*DATA PROVIDED*.
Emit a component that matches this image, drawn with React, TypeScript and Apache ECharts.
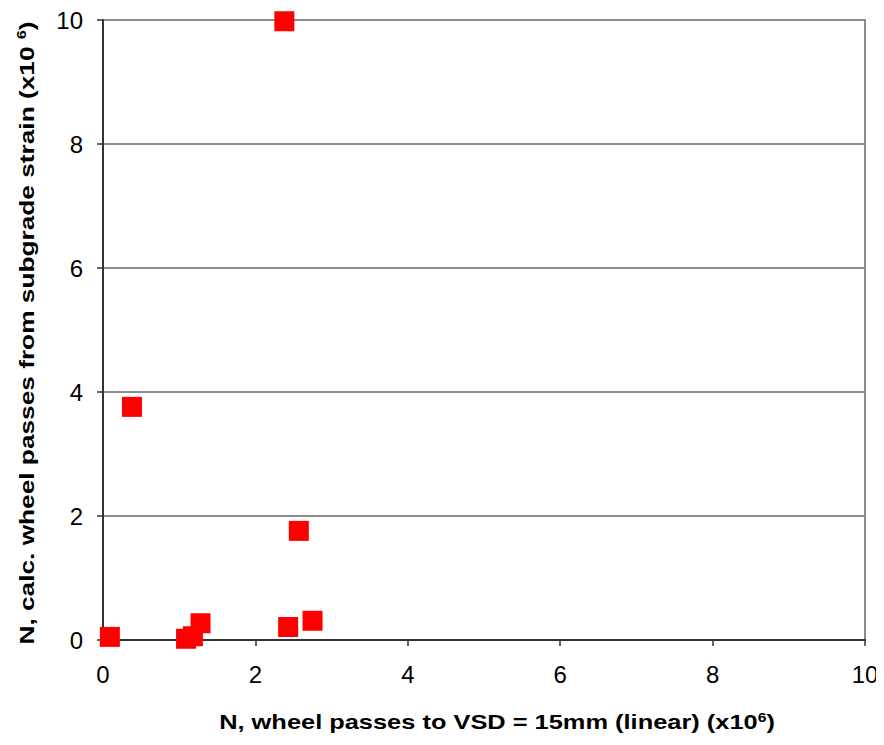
import React, { useEffect, useRef } from "react";
import * as echarts from "echarts";

// Wheel passes to VSD = 15mm (x10^6) vs calculated passes from subgrade strain (x10^6)
const passesToVsd: number[] = [2.38, 0.38, 2.57, 0.09, 1.09, 1.18, 1.28, 2.43, 2.75];
const passesFromStrain: number[] = [9.98, 3.76, 1.76, 0.05, 0.02, 0.06, 0.27, 0.21, 0.31];
const axisTicks: number[] = [0, 2, 4, 6, 8, 10];

const FONT = "'Liberation Sans', Arial, sans-serif";

const titleRich = {
  t: { fontFamily: FONT, fontSize: 21, fontWeight: "bold", fill: "#000" },
  s: { fontFamily: FONT, fontSize: 13, fontWeight: "bold", fill: "#000", verticalAlign: "top", padding: [0, 0, 9, 0] },
};

export default function App() {
  const ref = useRef<HTMLDivElement>(null);

  useEffect(() => {
    if (!ref.current) return;
    const chart = echarts.init(ref.current, undefined, { renderer: "svg" });
    const points = passesToVsd.map((x, i) => [x, passesFromStrain[i]]);
    const tickMin = axisTicks[0];
    const tickMax = axisTicks[axisTicks.length - 1];
    const step = axisTicks[1] - axisTicks[0];

    chart.setOption({
      animation: false,
      backgroundColor: "#ffffff",
      grid: {
        left: 103,
        right: 19,
        top: 20,
        bottom: 105,
        show: true,
        borderColor: "#8c8c8c",
        borderWidth: 2,
        backgroundColor: "transparent",
      },
      xAxis: {
        type: "value",
        min: tickMin,
        max: tickMax,
        interval: step,
        axisLine: { show: true, onZero: false, lineStyle: { color: "#333333", width: 2 } },
        axisTick: { show: true, length: 6, lineStyle: { color: "#333333", width: 1.5 } },
        splitLine: { show: false },
        axisLabel: { color: "#000", fontFamily: FONT, fontSize: 24, margin: 22 },
      },
      yAxis: {
        type: "value",
        min: tickMin,
        max: tickMax,
        interval: step,
        axisLine: { show: true, onZero: false, lineStyle: { color: "#333333", width: 2 } },
        axisTick: { show: true, length: 6, lineStyle: { color: "#333333", width: 1.5 } },
        splitLine: { show: true, lineStyle: { color: "#8c8c8c", width: 2 } },
        axisLabel: { color: "#000", fontFamily: FONT, fontSize: 24, margin: 20 },
      },
      graphic: [
        {
          type: "text",
          x: 497,
          y: 722,
          scaleX: 1.21,
          style: {
            text: "{t|N, wheel passes to VSD = 15mm (linear) (x10}{s|6}{t|)}",
            align: "center",
            verticalAlign: "middle",
            rich: titleRich,
          },
        },
        {
          type: "text",
          x: 26,
          y: 333,
          rotation: Math.PI / 2,
          scaleX: 1.25,
          style: {
            text: "{t|N, calc. wheel passes from subgrade strain (x10 }{s|6}{t|)}",
            align: "center",
            verticalAlign: "middle",
            rich: titleRich,
          },
        },
      ],
      series: [
        {
          type: "scatter",
          data: points,
          symbol: "rect",
          symbolSize: 20,
          itemStyle: { color: "#ff0000", opacity: 1 },
          clip: false,
          z: 5,
        },
      ],
    });

    return () => chart.dispose();
  }, []);

  return <div ref={ref} style={{ width: 884, height: 745, margin: -8 }} />;
}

*TASK GOAL*. Leaving out the pictures, repeat the data above exactly.

*SOLUTION*.
Emit a component that matches this image, drawn with React, TypeScript and Apache ECharts.
import React, { useEffect, useRef } from "react";
import * as echarts from "echarts";

// Wheel passes to VSD = 15mm (x10^6) vs calculated passes from subgrade strain (x10^6)
const passesToVsd: number[] = [2.38, 0.38, 2.57, 0.09, 1.09, 1.18, 1.28, 2.43, 2.75];
const passesFromStrain: number[] = [9.98, 3.76, 1.76, 0.05, 0.02, 0.06, 0.27, 0.21, 0.31];
const axisTicks: number[] = [0, 2, 4, 6, 8, 10];

const FONT = "'Liberation Sans', Arial, sans-serif";

const titleRich = {
  t: { fontFamily: FONT, fontSize: 21, fontWeight: "bold", fill: "#000" },
  s: { fontFamily: FONT, fontSize: 13, fontWeight: "bold", fill: "#000", verticalAlign: "top", padding: [0, 0, 9, 0] },
};

export default function App() {
  const ref = useRef<HTMLDivElement>(null);

  useEffect(() => {
    if (!ref.current) return;
    const chart = echarts.init(ref.current, undefined, { renderer: "svg" });
    const points = passesToVsd.map((x, i) => [x, passesFromStrain[i]]);
    const tickMin = axisTicks[0];
    const tickMax = axisTicks[axisTicks.length - 1];
    const step = axisTicks[1] - axisTicks[0];

    chart.setOption({
      animation: false,
      backgroundColor: "#ffffff",
      grid: {
        left: 103,
        right: 19,
        top: 20,
        bottom: 105,
        show: true,
        borderColor: "#8c8c8c",
        borderWidth: 2,
        backgroundColor: "transparent",
      },
      xAxis: {
        type: "value",
        min: tickMin,
        max: tickMax,
        interval: step,
        axisLine: { show: true, onZero: false, lineStyle: { color: "#333333", width: 2 } },
        axisTick: { show: true, length: 6, lineStyle: { color: "#333333", width: 1.5 } },
        splitLine: { show: false },
        axisLabel: { color: "#000", fontFamily: FONT, fontSize: 24, margin: 22 },
      },
      yAxis: {
        type: "value",
        min: tickMin,
        max: tickMax,
        interval: step,
        axisLine: { show: true, onZero: false, lineStyle: { color: "#333333", width: 2 } },
        axisTick: { show: true, length: 6, lineStyle: { color: "#333333", width: 1.5 } },
        splitLine: { show: true, lineStyle: { color: "#8c8c8c", width: 2 } },
        axisLabel: { color: "#000", fontFamily: FONT, fontSize: 24, margin: 20 },
      },
      graphic: [
        {
          type: "text",
          x: 497,
          y: 722,
          scaleX: 1.21,
          style: {
            text: "{t|N, wheel passes to VSD = 15mm (linear) (x10}{s|6}{t|)}",
            align: "center",
            verticalAlign: "middle",
            rich: titleRich,
          },
        },
        {
          type: "text",
          x: 26,
          y: 333,
          rotation: Math.PI / 2,
          scaleX: 1.25,
          style: {
            text: "{t|N, calc. wheel passes from subgrade strain (x10 }{s|6}{t|)}",
            align: "center",
            verticalAlign: "middle",
            rich: titleRich,
          },
        },
      ],
      series: [
        {
          type: "scatter",
          data: points,
          symbol: "rect",
          symbolSize: 20,
          itemStyle: { color: "#ff0000", opacity: 1 },
          clip: false,
          z: 5,
        },
      ],
    });

    return () => chart.dispose();
  }, []);

  return <div ref={ref} style={{ width: 884, height: 745, margin: -8 }} />;
}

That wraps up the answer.